#### What this task involves
Repeat the material verbatim and drop the pictures.

#### Given material
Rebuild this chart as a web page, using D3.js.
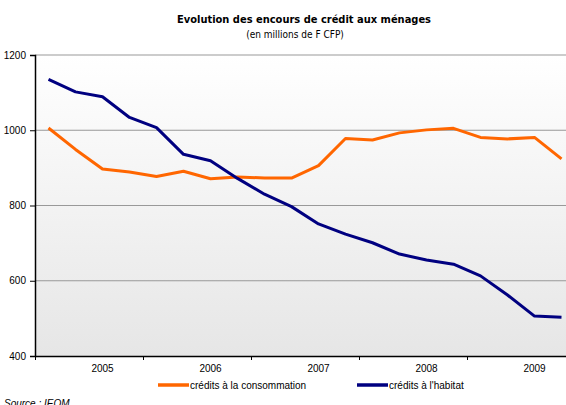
<!DOCTYPE html>
<html>
<head>
<meta charset="utf-8">
<script src="https://d3js.org/d3.v7.min.js"></script>
<style>
  body { margin: 0; background: #fff; }
  svg { display: block; }
</style>
</head>
<body>
<div id="chart"></div>
<script>
// quarterly outstanding amounts, 2005 - 2009
var quarters = ["2005T1","2005T2","2005T3","2005T4","2006T1","2006T2","2006T3","2006T4",
                "2007T1","2007T2","2007T3","2007T4","2008T1","2008T2","2008T3","2008T4",
                "2009T1","2009T2","2009T3","2009T4"];
var years = ["2005","2006","2007","2008","2009"];
var consommation = [1006, 949, 897, 889, 877, 891, 871, 876, 873, 873, 906, 978, 974, 993, 1001, 1005, 981, 977, 981, 924];
var habitat = [1135, 1102, 1089, 1034, 1007, 936, 919, 872, 830, 797, 751, 724, 701, 671, 655, 644, 613, 562, 506, 503];
var yTicks = [400, 600, 800, 1000, 1200];

var width = 566, height = 405;
var plotLeft = 35, plotRight = 575, plotTop = 55, plotBottom = 356;

var svg = d3.select("#chart").append("svg")
  .attr("width", width)
  .attr("height", height);

// background gradient of the plot area
var grad = svg.append("defs").append("linearGradient")
  .attr("id", "bg").attr("x1", 0).attr("y1", 0).attr("x2", 0).attr("y2", 1);
grad.append("stop").attr("offset", "0%").attr("stop-color", "#ffffff");
grad.append("stop").attr("offset", "100%").attr("stop-color", "#e6e6e6");

// x: one slot per quarter
var x = d3.scaleLinear().domain([0, quarters.length]).range([plotLeft, plotRight]);
var y = d3.scaleLinear().domain([400, 1200]).range([plotBottom, plotTop]);

svg.append("rect")
  .attr("x", plotLeft).attr("y", plotTop)
  .attr("width", plotRight - plotLeft).attr("height", plotBottom - plotTop)
  .attr("fill", "url(#bg)");

// gridlines
svg.append("g")
  .selectAll("line")
  .data(yTicks.filter(d => d > 400))
  .enter().append("line")
    .attr("x1", plotLeft).attr("x2", plotRight)
    .attr("y1", d => y(d)).attr("y2", d => y(d))
    .attr("stroke", "#999")
    .attr("stroke-width", 1.2);

// y axis
var yAxis = svg.append("g")
  .attr("transform", "translate(" + plotLeft + ",0)")
  .call(d3.axisLeft(y).tickValues(yTicks).tickSize(5).tickPadding(4).tickFormat(d3.format("d")));
yAxis.select(".domain").attr("stroke", "#000").attr("stroke-width", 1.5);
yAxis.selectAll(".tick line").attr("stroke", "#000");
yAxis.selectAll("text").attr("font-family", "Liberation Sans, Arial").attr("font-size", 10).attr("fill", "#000");

// x axis: ticks between years
var xAxis = svg.append("g")
  .attr("transform", "translate(0," + plotBottom + ")")
  .call(d3.axisBottom(x).tickValues(d3.range(0, quarters.length + 1, 4)).tickSize(4).tickSizeOuter(0).tickFormat(""));
xAxis.select(".domain").attr("stroke", "#000").attr("stroke-width", 1.5);
xAxis.selectAll(".tick line").attr("stroke", "#000");

// year labels
svg.append("g")
  .selectAll("text")
  .data(years)
  .enter().append("text")
    .attr("x", (d, i) => x(i * 4 + 2.5))
    .attr("y", 372)
    .attr("text-anchor", "middle")
    .attr("font-family", "Liberation Sans, Arial")
    .attr("font-size", 10)
    .text(d => d);

// series lines
var line = d3.line()
  .x((d, i) => x(i + 0.5))
  .y(d => y(d));

var series = [
  { name: "crédits à la consommation", values: consommation, color: "#ff6600" },
  { name: "crédits à l'habitat", values: habitat, color: "#000080" }
];

svg.append("g")
  .selectAll("path")
  .data(series)
  .enter().append("path")
    .attr("d", d => line(d.values))
    .attr("fill", "none")
    .attr("stroke", d => d.color)
    .attr("stroke-width", 3)
    .attr("stroke-linejoin", "round");

// titles
svg.append("text")
  .attr("x", 304).attr("y", 23)
  .attr("text-anchor", "middle")
  .attr("font-family", "DejaVu Sans Condensed, DejaVu Sans")
  .attr("font-stretch", "condensed")
  .attr("font-weight", "bold")
  .attr("font-size", 11)
  .text("Evolution des encours de crédit aux ménages");

svg.append("text")
  .attr("x", 295).attr("y", 38)
  .attr("text-anchor", "middle")
  .attr("font-family", "DejaVu Sans Condensed, DejaVu Sans")
  .attr("font-stretch", "condensed")
  .attr("font-size", 10)
  .text("(en millions de F CFP)");

// legend
var legendX = [158, 357];
var legend = svg.append("g")
  .selectAll("g")
  .data(series)
  .enter().append("g")
    .attr("transform", (d, i) => "translate(" + legendX[i] + ",385)");
legend.append("line")
  .attr("x1", 0).attr("x2", 31)
  .attr("stroke", d => d.color)
  .attr("stroke-width", 3.5);
legend.append("text")
  .attr("x", 32).attr("y", 3.5)
  .attr("font-family", "Liberation Sans, Arial")
  .attr("font-size", 10)
  .text(d => d.name);

// source
svg.append("text")
  .attr("x", 4).attr("y", 407)
  .attr("font-family", "Liberation Sans, Arial")
  .attr("font-style", "italic")
  .attr("font-size", 10)
  .text("Source : IEOM");
</script>
</body>
</html>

#### Solved problem
Rebuild this chart as a web page, using D3.js.
<!DOCTYPE html>
<html>
<head>
<meta charset="utf-8">
<script src="https://d3js.org/d3.v7.min.js"></script>
<style>
  body { margin: 0; background: #fff; }
  svg { display: block; }
</style>
</head>
<body>
<div id="chart"></div>
<script>
// quarterly outstanding amounts, 2005 - 2009
var quarters = ["2005T1","2005T2","2005T3","2005T4","2006T1","2006T2","2006T3","2006T4",
                "2007T1","2007T2","2007T3","2007T4","2008T1","2008T2","2008T3","2008T4",
                "2009T1","2009T2","2009T3","2009T4"];
var years = ["2005","2006","2007","2008","2009"];
var consommation = [1006, 949, 897, 889, 877, 891, 871, 876, 873, 873, 906, 978, 974, 993, 1001, 1005, 981, 977, 981, 924];
var habitat = [1135, 1102, 1089, 1034, 1007, 936, 919, 872, 830, 797, 751, 724, 701, 671, 655, 644, 613, 562, 506, 503];
var yTicks = [400, 600, 800, 1000, 1200];

var width = 566, height = 405;
var plotLeft = 35, plotRight = 575, plotTop = 55, plotBottom = 356;

var svg = d3.select("#chart").append("svg")
  .attr("width", width)
  .attr("height", height);

// background gradient of the plot area
var grad = svg.append("defs").append("linearGradient")
  .attr("id", "bg").attr("x1", 0).attr("y1", 0).attr("x2", 0).attr("y2", 1);
grad.append("stop").attr("offset", "0%").attr("stop-color", "#ffffff");
grad.append("stop").attr("offset", "100%").attr("stop-color", "#e6e6e6");

// x: one slot per quarter
var x = d3.scaleLinear().domain([0, quarters.length]).range([plotLeft, plotRight]);
var y = d3.scaleLinear().domain([400, 1200]).range([plotBottom, plotTop]);

svg.append("rect")
  .attr("x", plotLeft).attr("y", plotTop)
  .attr("width", plotRight - plotLeft).attr("height", plotBottom - plotTop)
  .attr("fill", "url(#bg)");

// gridlines
svg.append("g")
  .selectAll("line")
  .data(yTicks.filter(d => d > 400))
  .enter().append("line")
    .attr("x1", plotLeft).attr("x2", plotRight)
    .attr("y1", d => y(d)).attr("y2", d => y(d))
    .attr("stroke", "#999")
    .attr("stroke-width", 1.2);

// y axis
var yAxis = svg.append("g")
  .attr("transform", "translate(" + plotLeft + ",0)")
  .call(d3.axisLeft(y).tickValues(yTicks).tickSize(5).tickPadding(4).tickFormat(d3.format("d")));
yAxis.select(".domain").attr("stroke", "#000").attr("stroke-width", 1.5);
yAxis.selectAll(".tick line").attr("stroke", "#000");
yAxis.selectAll("text").attr("font-family", "Liberation Sans, Arial").attr("font-size", 10).attr("fill", "#000");

// x axis: ticks between years
var xAxis = svg.append("g")
  .attr("transform", "translate(0," + plotBottom + ")")
  .call(d3.axisBottom(x).tickValues(d3.range(0, quarters.length + 1, 4)).tickSize(4).tickSizeOuter(0).tickFormat(""));
xAxis.select(".domain").attr("stroke", "#000").attr("stroke-width", 1.5);
xAxis.selectAll(".tick line").attr("stroke", "#000");

// year labels
svg.append("g")
  .selectAll("text")
  .data(years)
  .enter().append("text")
    .attr("x", (d, i) => x(i * 4 + 2.5))
    .attr("y", 372)
    .attr("text-anchor", "middle")
    .attr("font-family", "Liberation Sans, Arial")
    .attr("font-size", 10)
    .text(d => d);

// series lines
var line = d3.line()
  .x((d, i) => x(i + 0.5))
  .y(d => y(d));

var series = [
  { name: "crédits à la consommation", values: consommation, color: "#ff6600" },
  { name: "crédits à l'habitat", values: habitat, color: "#000080" }
];

svg.append("g")
  .selectAll("path")
  .data(series)
  .enter().append("path")
    .attr("d", d => line(d.values))
    .attr("fill", "none")
    .attr("stroke", d => d.color)
    .attr("stroke-width", 3)
    .attr("stroke-linejoin", "round");

// titles
svg.append("text")
  .attr("x", 304).attr("y", 23)
  .attr("text-anchor", "middle")
  .attr("font-family", "DejaVu Sans Condensed, DejaVu Sans")
  .attr("font-stretch", "condensed")
  .attr("font-weight", "bold")
  .attr("font-size", 11)
  .text("Evolution des encours de crédit aux ménages");

svg.append("text")
  .attr("x", 295).attr("y", 38)
  .attr("text-anchor", "middle")
  .attr("font-family", "DejaVu Sans Condensed, DejaVu Sans")
  .attr("font-stretch", "condensed")
  .attr("font-size", 10)
  .text("(en millions de F CFP)");

// legend
var legendX = [158, 357];
var legend = svg.append("g")
  .selectAll("g")
  .data(series)
  .enter().append("g")
    .attr("transform", (d, i) => "translate(" + legendX[i] + ",385)");
legend.append("line")
  .attr("x1", 0).attr("x2", 31)
  .attr("stroke", d => d.color)
  .attr("stroke-width", 3.5);
legend.append("text")
  .attr("x", 32).attr("y", 3.5)
  .attr("font-family", "Liberation Sans, Arial")
  .attr("font-size", 10)
  .text(d => d.name);

// source
svg.append("text")
  .attr("x", 4).attr("y", 407)
  .attr("font-family", "Liberation Sans, Arial")
  .attr("font-style", "italic")
  .attr("font-size", 10)
  .text("Source : IEOM");
</script>
</body>
</html>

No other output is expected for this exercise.